I know that I have to use the maximum-minimum theorem on $\overline{B}(0; \|a \|) := \{x \in \mathbb{R}^n \mid \|x \| \leq \|a\| \}$, but I don't know how I can use this to prove that $f$ has two local minima.
Hint.
As in the stationary points we have
$$ \nabla f = 4(x\cdot x)x - 2(a\cdot x)a = 0 $$
making $x=\lambda a$ and substituting
$$ \nabla f = 4\lambda^3(a\cdot a)a - 2\lambda (a\cdot a)a = \lambda(4\lambda^2-2)(a\cdot a)a = 0 $$
which gives
$$\lambda = \cases{0\\ \pm\frac{\sqrt{2}}{2}} $$
so the points to test are
$$ x^{*}= \pm\frac{\sqrt{2}}{{2}}a $$
NOTE
For $\lambda = 0$ we have $\det\left(\nabla^2 f\right) = 0 $.

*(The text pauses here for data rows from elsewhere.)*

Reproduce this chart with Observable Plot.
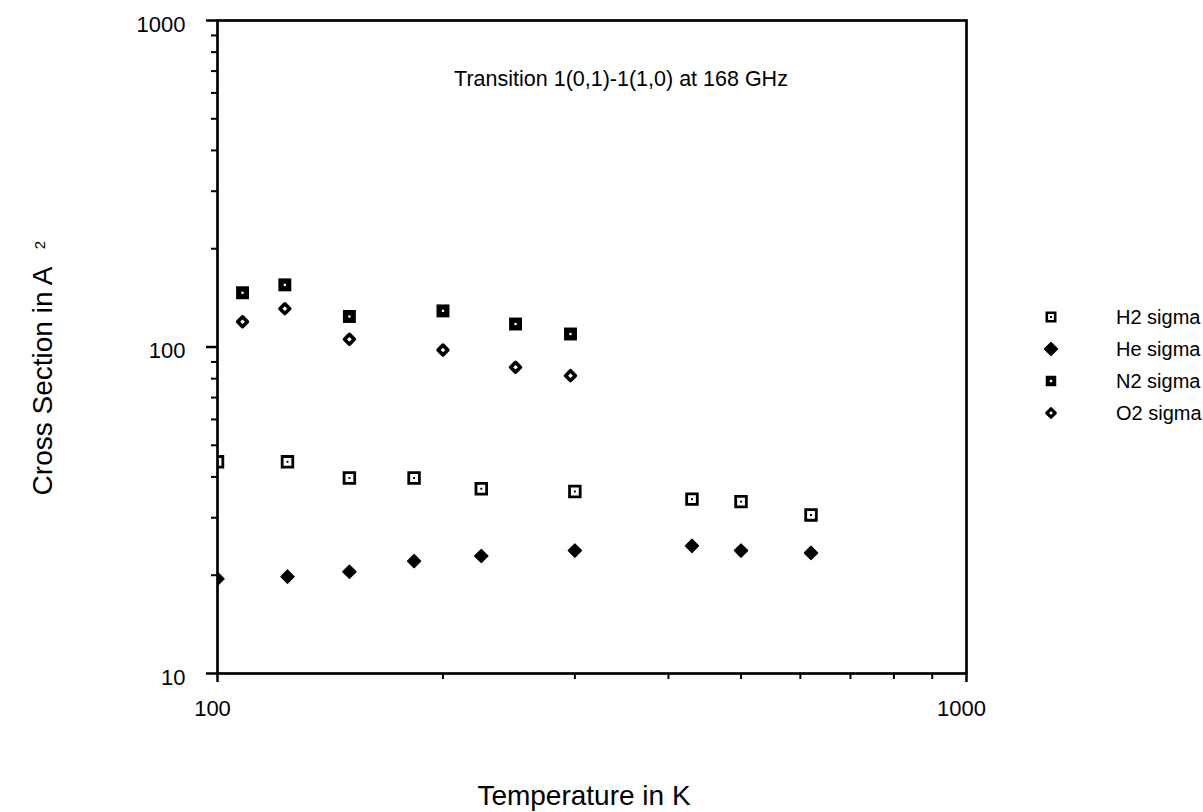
<!DOCTYPE html>
<html>
<head>
<meta charset="utf-8">
<script src="https://cdn.jsdelivr.net/npm/d3@7"></script>
<script src="https://cdn.jsdelivr.net/npm/@observablehq/plot@0.6"></script>
<style>
  html, body { margin: 0; padding: 0; background: #fff; }
  #wrap { position: relative; width: 1203px; height: 812px; font-family: "Liberation Sans", Arial, sans-serif; overflow: hidden; }
  #legend { position: absolute; left: 1040px; top: 301px; font-size: 20px; color: #000; white-space: nowrap; width: 163px; }
  #legend .row { display: flex; align-items: center; height: 32px; white-space: nowrap; }
  #legend svg { width: 22px; height: 22px; margin-right: 54px; flex: none; }
</style>
</head>
<body>
<div id="wrap"><div id="chart"></div><div id="legend"></div></div>
<script>
// ---- data ----
const tempsH2He = [100, 124, 150, 183, 225, 300, 430, 500, 620];
const sigmaH2 = [44.5, 44.5, 39.7, 39.7, 36.8, 36.1, 34.2, 33.6, 30.6];
const sigmaHe = [19.5, 19.8, 20.5, 22.1, 22.9, 23.8, 24.6, 23.8, 23.4];
const tempsN2O2 = [108, 123, 150, 200, 250, 296];
const sigmaN2 = [146.6, 155, 124, 129, 117.6, 109.6];
const sigmaO2 = [119.5, 131, 105.6, 97.9, 86.7, 81.7];

const seriesNames = ["H2 sigma", "He sigma", "N2 sigma", "O2 sigma"];
const xMajor = [100, 1000];
const xMinor = [200, 300, 400, 500, 600, 700, 800, 900];
const yMajor = [10, 100, 1000];
const yMinor = [20, 30, 40, 50, 60, 70, 80, 90, 200, 300, 400, 500, 600, 700, 800, 900];
const titleText = "Transition 1(0,1)-1(1,0) at 168 GHz";
const xLabel = "Temperature in K";
const yLabel = "Cross Section in A";
const yLabelSup = "2";

const H2 = tempsH2He.map((t, i) => ({t, v: sigmaH2[i]}));
const He = tempsH2He.map((t, i) => ({t, v: sigmaHe[i]}));
const N2 = tempsN2O2.map((t, i) => ({t, v: sigmaN2[i]}));
const O2 = tempsN2O2.map((t, i) => ({t, v: sigmaO2[i]}));

const font = "'Liberation Sans', Arial, sans-serif";

const chart = Plot.plot({
  width: 1203,
  height: 812,
  marginLeft: 217,
  marginRight: 237,
  marginTop: 20,
  marginBottom: 139,
  style: {fontFamily: font, background: "white", color: "black", overflow: "visible"},
  x: {type: "log", domain: [100, 1000]},
  y: {type: "log", domain: [10, 1000]},
  marks: [
    // data
    Plot.dot(H2, {x: "t", y: "v", symbol: "square", r: 6, fill: "white", stroke: "black", strokeWidth: 2.8, clip: true}),
    Plot.dot(H2, {x: "t", y: "v", symbol: "square", r: 1.1, fill: "black", clip: true}),
    Plot.dot(He, {x: "t", y: "v", symbol: "diamond2", r: 6, fill: "black", stroke: "black", strokeWidth: 1.2, strokeLinejoin: "round", clip: true}),
    Plot.dot(N2, {x: "t", y: "v", symbol: "square", r: 7.3, fill: "black", clip: true}),
    Plot.dot(N2, {x: "t", y: "v", symbol: "square", r: 1.3, fill: "white", clip: true}),
    Plot.dot(O2, {x: "t", y: "v", symbol: "diamond2", r: 4.4, fill: "white", stroke: "black", strokeWidth: 3.6, strokeLinejoin: "round", clip: true}),
    // axes ticks
    Plot.axisY({ticks: yMajor, tickSize: 11, fill: "none", label: null, strokeWidth: 2.5}),
    Plot.axisY({ticks: yMinor, tickSize: 6, fill: "none", label: null, strokeWidth: 2}),
    Plot.axisX({ticks: xMajor, tickSize: 9, fill: "none", label: null, strokeWidth: 2.5}),
    Plot.axisX({ticks: xMinor, tickSize: 6, fill: "none", label: null, strokeWidth: 2}),
    // axes labels
    Plot.axisY({ticks: yMajor, tickSize: 0, tickPadding: 32, fontSize: 22, label: null, dy: 4, tickFormat: "d"}),
    Plot.axisX({ticks: xMajor, tickSize: 0, tickPadding: 27, fontSize: 22, label: null, dx: -5, tickFormat: "d"}),
    Plot.frame({stroke: "black", strokeWidth: 2.7}),
    // texts
    Plot.text([titleText], {text: d => d, frameAnchor: "top", lineAnchor: "middle", textAnchor: "middle", dx: 29, dy: 59, fontSize: 21.5}),
    Plot.text([xLabel], {text: d => d, frameAnchor: "bottom", lineAnchor: "middle", textAnchor: "middle", dx: -8, dy: 123, fontSize: 28}),
    Plot.text([yLabel], {text: d => d, frameAnchor: "left", lineAnchor: "middle", textAnchor: "middle", rotate: -90, dx: -174, dy: 34, fontSize: 28}),
    Plot.text([yLabelSup], {text: d => d, frameAnchor: "left", lineAnchor: "middle", textAnchor: "middle", rotate: -90, dx: -177, dy: -102, fontSize: 15})
  ]
});
document.getElementById("chart").appendChild(chart);

// legend
const symPaths = {
  square: (s) => d3.symbol(d3.symbolSquare, s)(),
  diamond: (s) => d3.symbol(d3.symbolDiamond2, s)()
};
const legendSpec = [
  {name: seriesNames[0], html: `<path d="${symPaths.square(70)}" fill="white" stroke="black" stroke-width="2.6"/><rect x="-1" y="-1" width="2" height="2" fill="black"/>`},
  {name: seriesNames[1], html: `<path d="${symPaths.diamond(110)}" fill="black" stroke="black" stroke-width="1.2" stroke-linejoin="round"/>`},
  {name: seriesNames[2], html: `<path d="${symPaths.square(110)}" fill="black"/><rect x="-1.2" y="-1.2" width="2.4" height="2.4" fill="white"/>`},
  {name: seriesNames[3], html: `<path d="${symPaths.diamond(45)}" fill="white" stroke="black" stroke-width="3.2" stroke-linejoin="round"/>`}
];
const leg = document.getElementById("legend");
for (const e of legendSpec) {
  const row = document.createElement("div");
  row.className = "row";
  row.innerHTML = `<svg viewBox="-11 -11 22 22">${e.html}</svg><span>${e.name}</span>`;
  leg.appendChild(row);
}
</script>
</body>
</html>
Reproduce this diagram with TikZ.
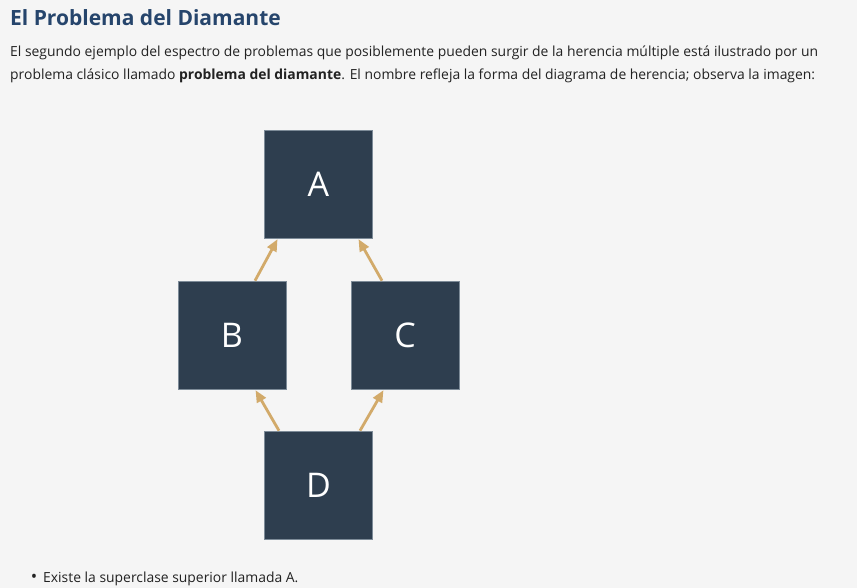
\documentclass[tikz,border=0pt]{standalone}
\usepackage{fontspec}
\setmainfont{Open Sans}
\usepackage{tikz}
\usetikzlibrary{arrows.meta,positioning}

\definecolor{pagebg}{HTML}{F5F5F5}
\definecolor{boxfill}{HTML}{2E3E4F}
\definecolor{boxline}{HTML}{7D8B98}
\definecolor{arrowtan}{HTML}{D2AA6A}
\definecolor{titleblue}{HTML}{26456C}
\definecolor{bodytext}{HTML}{222222}

\begin{document}
\begin{tikzpicture}[x=1pt,y=-1pt,on grid,
    clase/.style={draw=boxline,line width=0.6pt,fill=boxfill,text=white,
      minimum size=108pt,inner sep=0pt,font=\fontsize{34}{34}\selectfont},
    hereda/.style={-{Triangle[length=12pt,width=10pt]},draw=arrowtan,line width=2.8pt,shorten >=1pt},
    texto/.style={anchor=base west,inner sep=0pt,text=bodytext,font=\fontsize{13.9}{18}\selectfont}]
  \fill[pagebg] (0,0) rectangle (857,588);
  \useasboundingbox (0,0) rectangle (857,588);

  \node[anchor=base west,inner sep=0pt,text=titleblue,font=\fontsize{21}{24}\selectfont\bfseries]
    (titulo) at (10,26) {El Problema del Diamante};
  \node[texto] (linea1) at (10,57) {El segundo ejemplo del espectro de problemas que posiblemente pueden surgir de la herencia múltiple está ilustrado por un};
  \node[texto] (linea2) at (10,80) {problema clásico llamado \textbf{problema del diamante}. El nombre refleja la forma del diagrama de herencia; observa la imagen:};

  \node[clase] (A) at (318.5,184) {A};
  \node[clase] (B) [below left=151pt and 86.5pt of A] {B};
  \node[clase] (C) [below right=151pt and 86.5pt of A] {C};
  \node[clase] (D) [below=301pt of A] {D};

  \draw[hereda] ([xshift=23pt]B.north) -- ([xshift=-40.5pt]A.south);
  \draw[hereda] ([xshift=-23pt]C.north) -- ([xshift=39.5pt]A.south);
  \draw[hereda] ([xshift=-39.5pt]D.north) -- ([xshift=23pt]B.south);
  \draw[hereda] ([xshift=41.5pt]D.north) -- ([xshift=-21pt]C.south);

  \node[anchor=base,inner sep=0pt,text=bodytext,font=\fontsize{17}{17}\selectfont] (punto) at (34,582) {\textbullet};
  \node[texto] (item1) at (43,582) {Existe la superclase superior llamada A.};
\end{tikzpicture}
\end{document}
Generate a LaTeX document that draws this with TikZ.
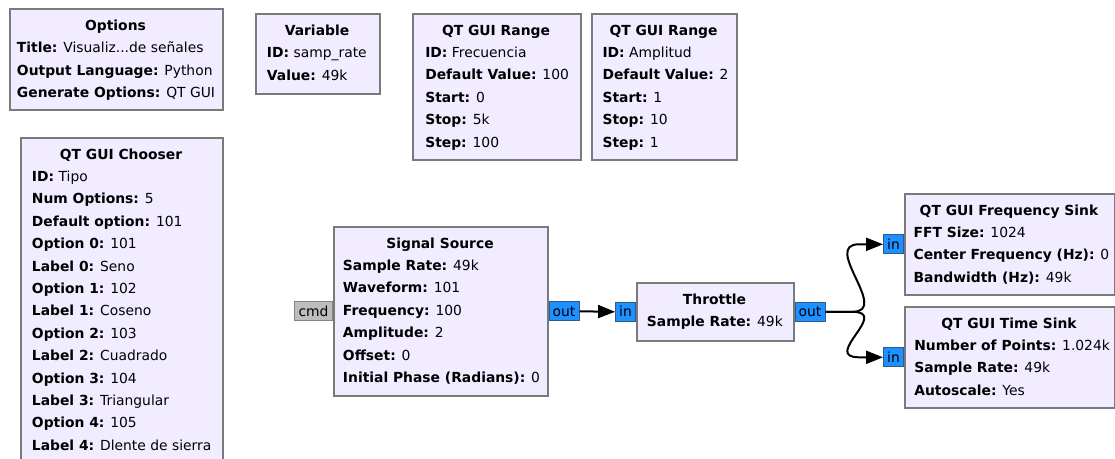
\documentclass[tikz,border=0pt]{standalone}
\usepackage{fontspec}
\setmainfont{DejaVu Sans}
\usetikzlibrary{arrows.meta,calc}
\definecolor{blockfill}{HTML}{F1ECFF}
\definecolor{blockline}{HTML}{7A7A7A}
\definecolor{portblue}{HTML}{1E90FF}
\definecolor{portblueline}{HTML}{2A5C8C}
\definecolor{portgrey}{HTML}{BDBDBD}
\definecolor{portgreyline}{HTML}{858585}
\tikzset{
  blk/.style={draw=blockline, fill=blockfill, line width=1.2pt, rectangle, anchor=north west, inner sep=0pt},
  ttl/.style={font=\fontsize{10.4pt}{12pt}\selectfont\bfseries, anchor=base, inner sep=0pt},
  txt/.style={font=\fontsize{10.4pt}{12pt}\selectfont, anchor=base west, inner sep=0pt},
  port/.style={rectangle, draw=portblueline, fill=portblue, line width=0.7pt, inner sep=0pt,
    minimum height=19*0.75pt, font=\fontsize{10.4pt}{12pt}\selectfont, text depth=0pt, text height=7.5pt},
  msgport/.style={port, draw=portgreyline, fill=portgrey},
  conn/.style={line width=1.5pt, -{Triangle[length=12.75pt, width=9.75pt]}}
}
\begin{document}
\begin{tikzpicture}[x=0.75pt, y=-0.75pt]
\useasboundingbox (0,0) rectangle (1115,458);
\clip (0,0) rectangle (1115,458);

% ---- Options
\node[blk, minimum width=213*0.75pt, minimum height=101*0.75pt] (opt) at (9,8) {};
\node[ttl] (optT) at (115.5,30.5) {Options};
\foreach \k/\v [count=\i] in {Title/{Visualiz...de señales}, Output Language/Python, Generate Options/QT GUI}
  \node[txt] (opt\i) at (16.7,{52.5+22.5*(\i-1)}) {\textbf{\k:} \v};

% ---- Variable
\node[blk, minimum width=124*0.75pt, minimum height=80*0.75pt] (var) at (255,13) {};
\node[ttl] (varT) at (317,35.5) {Variable};
\foreach \k/\v [count=\i] in {ID/samp\_rate, Value/49k}
  \node[txt] (var\i) at (266.7,{57.5+22.5*(\i-1)}) {\textbf{\k:} \v};

% ---- QT GUI Range (Frecuencia)
\node[blk, minimum width=168*0.75pt, minimum height=146*0.75pt] (rgf) at (412,13) {};
\node[ttl] (rgfT) at (496,35.5) {QT GUI Range};
\foreach \k/\v [count=\i] in {ID/Frecuencia, Default Value/100, Start/0, Stop/5k, Step/100}
  \node[txt] (rgf\i) at (425,{57.5+22.4*(\i-1)}) {\textbf{\k:} \v};

% ---- QT GUI Range (Amplitud)
\node[blk, minimum width=145*0.75pt, minimum height=146*0.75pt] (rga) at (591,13) {};
\node[ttl] (rgaT) at (663.5,35.5) {QT GUI Range};
\foreach \k/\v [count=\i] in {ID/Amplitud, Default Value/2, Start/1, Stop/10, Step/1}
  \node[txt] (rga\i) at (602.3,{57.5+22.4*(\i-1)}) {\textbf{\k:} \v};

% ---- QT GUI Chooser
\node[blk, minimum width=202*0.75pt, minimum height=360*0.75pt] (cho) at (20,137) {};
\node[ttl] (choT) at (121,159.5) {QT GUI Chooser};
\foreach \k/\v [count=\i] in {ID/Tipo, Num Options/5, Default option/101,
    Option 0/101, Label 0/Seno, Option 1/102, Label 1/Coseno, Option 2/103,
    Label 2/Cuadrado, Option 3/104, Label 3/Triangular, Option 4/105,
    Label 4/Dlente de sierra}
  \node[txt] (cho\i) at (31.7,{181.5+22.4*(\i-1)}) {\textbf{\k:} \v};

% ---- Signal Source
\node[blk, minimum width=214*0.75pt, minimum height=169*0.75pt] (sig) at (333,226) {};
\node[ttl] (sigT) at (440,248.5) {Signal Source};
\foreach \k/\v [count=\i] in {Sample Rate/49k, Waveform/101, Frequency/100,
    Amplitude/2, Offset/0, Initial Phase (Radians)/0}
  \node[txt] (sig\i) at (342.7,{270.5+22.4*(\i-1)}) {\textbf{\k:} \v};
\node[msgport, minimum width=38*0.75pt, anchor=east] (cmd) at (sig.west) {cmd};
\node[port, minimum width=30*0.75pt, anchor=west] (sigout) at (sig.east) {out};

% ---- Throttle
\node[blk, minimum width=157*0.75pt, minimum height=58*0.75pt] (thr) at (636,282) {};
\node[ttl] (thrT) at (714.5,304.5) {Throttle};
\node[txt] (thr1) at (646.7,326.5) {\textbf{Sample Rate:} 49k};
\node[port, minimum width=20*0.75pt, anchor=east] (thrin) at (thr.west) {in};
\node[port, minimum width=30*0.75pt, anchor=west] (throut) at (thr.east) {out};

% ---- QT GUI Frequency Sink
\node[blk, minimum width=210*0.75pt, minimum height=101*0.75pt] (fsk) at (904,193) {};
\node[ttl] (fskT) at (1009,215.5) {QT GUI Frequency Sink};
\foreach \k/\v [count=\i] in {FFT Size/1024, Center Frequency (Hz)/0, Bandwidth (Hz)/49k}
  \node[txt] (fsk\i) at (913.3,{237.5+22.4*(\i-1)}) {\textbf{\k:} \v};
\node[port, minimum width=20*0.75pt, anchor=east] (fskin) at (fsk.west) {in};

% ---- QT GUI Time Sink
\node[blk, minimum width=210*0.75pt, minimum height=101*0.75pt] (tsk) at (904,306) {};
\node[ttl] (tskT) at (1009,328.5) {QT GUI Time Sink};
\foreach \k/\v [count=\i] in {Number of Points/1.024k, Sample Rate/49k, Autoscale/Yes}
  \node[txt] (tsk\i) at (914,{350.5+22.4*(\i-1)}) {\textbf{\k:} \v};
\node[port, minimum width=20*0.75pt, anchor=east] (tskin) at (tsk.west) {in};

% ---- Connections
\draw[conn] (sigout.east) -- (thrin.west);
\draw[conn] (throut.east) -- ++(27,0)
  .. controls +(38,0) and ($(fskin.west)+(-62,0)$) .. ($(fskin.west)+(-24,0)$) -- (fskin.west);
\draw[conn] (throut.east) -- ++(27,0)
  .. controls +(38,0) and ($(tskin.west)+(-62,0)$) .. ($(tskin.west)+(-24,0)$) -- (tskin.west);
\end{tikzpicture}
\end{document}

Considering now $x_{\delta} = x^* +\delta = \frac{a}{\sqrt{2}}+\delta$ we have that near $x^*$
$$ f(x_{\delta}) \ge f(x^*) $$
because
$$ f(x_{\delta}) = \left((\frac{a}{\sqrt{2}}+\delta)\cdot(\frac{a}{\sqrt{2}}+\delta)\right)^2-\left((\frac{a}{\sqrt{2}}+\delta)\cdot a\right)^2 = -\frac{(a\cdot a)^2}{4}+(a\cdot\delta)^2+(a\cdot a)(\delta\cdot\delta)+2\sqrt{2}(a\cdot\delta)(\delta\cdot\delta)+(\delta\cdot\delta)^2 $$
Note that $\exists\delta > 0$ such that $ (a\cdot a) \ge 2\sqrt{2} (a\cdot\delta)$